Can you output the material exactly as written, minus any pictures it holds?
════════
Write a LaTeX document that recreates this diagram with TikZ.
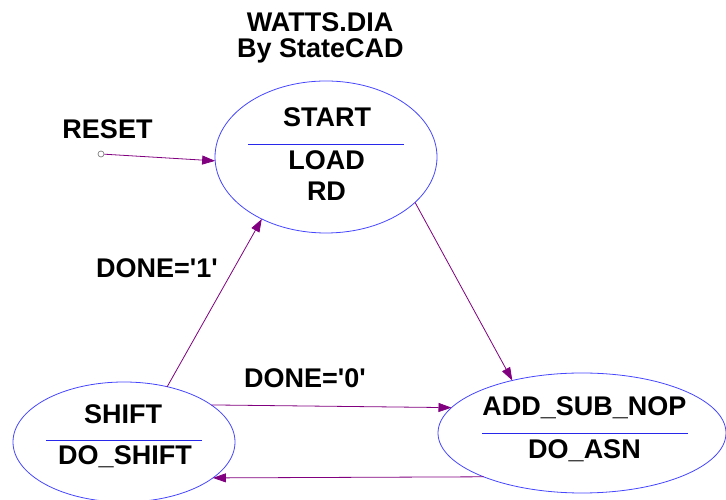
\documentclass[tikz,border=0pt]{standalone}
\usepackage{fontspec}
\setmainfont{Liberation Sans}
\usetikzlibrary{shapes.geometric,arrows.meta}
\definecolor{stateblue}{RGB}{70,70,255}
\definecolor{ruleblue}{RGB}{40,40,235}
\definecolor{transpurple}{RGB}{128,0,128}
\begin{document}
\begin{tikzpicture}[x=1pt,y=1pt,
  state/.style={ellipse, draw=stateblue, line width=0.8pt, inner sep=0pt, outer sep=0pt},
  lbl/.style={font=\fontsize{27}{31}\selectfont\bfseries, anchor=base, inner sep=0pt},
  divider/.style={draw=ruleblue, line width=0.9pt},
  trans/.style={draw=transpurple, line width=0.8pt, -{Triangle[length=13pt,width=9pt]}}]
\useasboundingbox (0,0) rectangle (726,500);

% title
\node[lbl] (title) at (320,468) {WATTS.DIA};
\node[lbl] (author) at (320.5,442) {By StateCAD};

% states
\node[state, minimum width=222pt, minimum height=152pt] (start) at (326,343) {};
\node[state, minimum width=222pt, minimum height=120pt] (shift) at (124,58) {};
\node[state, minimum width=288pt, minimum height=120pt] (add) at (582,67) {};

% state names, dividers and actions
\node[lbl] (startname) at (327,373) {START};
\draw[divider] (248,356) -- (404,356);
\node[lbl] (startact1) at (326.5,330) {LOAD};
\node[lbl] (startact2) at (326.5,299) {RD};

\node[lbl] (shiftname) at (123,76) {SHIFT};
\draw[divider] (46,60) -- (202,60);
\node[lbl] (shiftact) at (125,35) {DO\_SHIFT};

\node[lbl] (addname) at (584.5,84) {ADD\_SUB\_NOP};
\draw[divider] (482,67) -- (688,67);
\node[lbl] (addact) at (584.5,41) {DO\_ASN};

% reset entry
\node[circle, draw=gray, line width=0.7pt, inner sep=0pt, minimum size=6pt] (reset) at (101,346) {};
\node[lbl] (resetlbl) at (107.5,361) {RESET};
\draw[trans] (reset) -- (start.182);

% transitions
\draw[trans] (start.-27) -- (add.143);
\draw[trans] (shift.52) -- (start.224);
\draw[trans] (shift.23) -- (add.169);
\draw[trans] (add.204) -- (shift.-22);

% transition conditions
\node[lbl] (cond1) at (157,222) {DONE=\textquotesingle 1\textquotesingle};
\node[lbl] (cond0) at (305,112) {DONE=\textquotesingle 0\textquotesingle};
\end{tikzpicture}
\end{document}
════════
● **ANSWER TO THE TASK**
Write a LaTeX document that recreates this diagram with TikZ.
\documentclass[tikz,border=0pt]{standalone}
\usepackage{fontspec}
\setmainfont{Liberation Sans}
\usetikzlibrary{shapes.geometric,arrows.meta}
\definecolor{stateblue}{RGB}{70,70,255}
\definecolor{ruleblue}{RGB}{40,40,235}
\definecolor{transpurple}{RGB}{128,0,128}
\begin{document}
\begin{tikzpicture}[x=1pt,y=1pt,
  state/.style={ellipse, draw=stateblue, line width=0.8pt, inner sep=0pt, outer sep=0pt},
  lbl/.style={font=\fontsize{27}{31}\selectfont\bfseries, anchor=base, inner sep=0pt},
  divider/.style={draw=ruleblue, line width=0.9pt},
  trans/.style={draw=transpurple, line width=0.8pt, -{Triangle[length=13pt,width=9pt]}}]
\useasboundingbox (0,0) rectangle (726,500);

% title
\node[lbl] (title) at (320,468) {WATTS.DIA};
\node[lbl] (author) at (320.5,442) {By StateCAD};

% states
\node[state, minimum width=222pt, minimum height=152pt] (start) at (326,343) {};
\node[state, minimum width=222pt, minimum height=120pt] (shift) at (124,58) {};
\node[state, minimum width=288pt, minimum height=120pt] (add) at (582,67) {};

% state names, dividers and actions
\node[lbl] (startname) at (327,373) {START};
\draw[divider] (248,356) -- (404,356);
\node[lbl] (startact1) at (326.5,330) {LOAD};
\node[lbl] (startact2) at (326.5,299) {RD};

\node[lbl] (shiftname) at (123,76) {SHIFT};
\draw[divider] (46,60) -- (202,60);
\node[lbl] (shiftact) at (125,35) {DO\_SHIFT};

\node[lbl] (addname) at (584.5,84) {ADD\_SUB\_NOP};
\draw[divider] (482,67) -- (688,67);
\node[lbl] (addact) at (584.5,41) {DO\_ASN};

% reset entry
\node[circle, draw=gray, line width=0.7pt, inner sep=0pt, minimum size=6pt] (reset) at (101,346) {};
\node[lbl] (resetlbl) at (107.5,361) {RESET};
\draw[trans] (reset) -- (start.182);

% transitions
\draw[trans] (start.-27) -- (add.143);
\draw[trans] (shift.52) -- (start.224);
\draw[trans] (shift.23) -- (add.169);
\draw[trans] (add.204) -- (shift.-22);

% transition conditions
\node[lbl] (cond1) at (157,222) {DONE=\textquotesingle 1\textquotesingle};
\node[lbl] (cond0) at (305,112) {DONE=\textquotesingle 0\textquotesingle};
\end{tikzpicture}
\end{document}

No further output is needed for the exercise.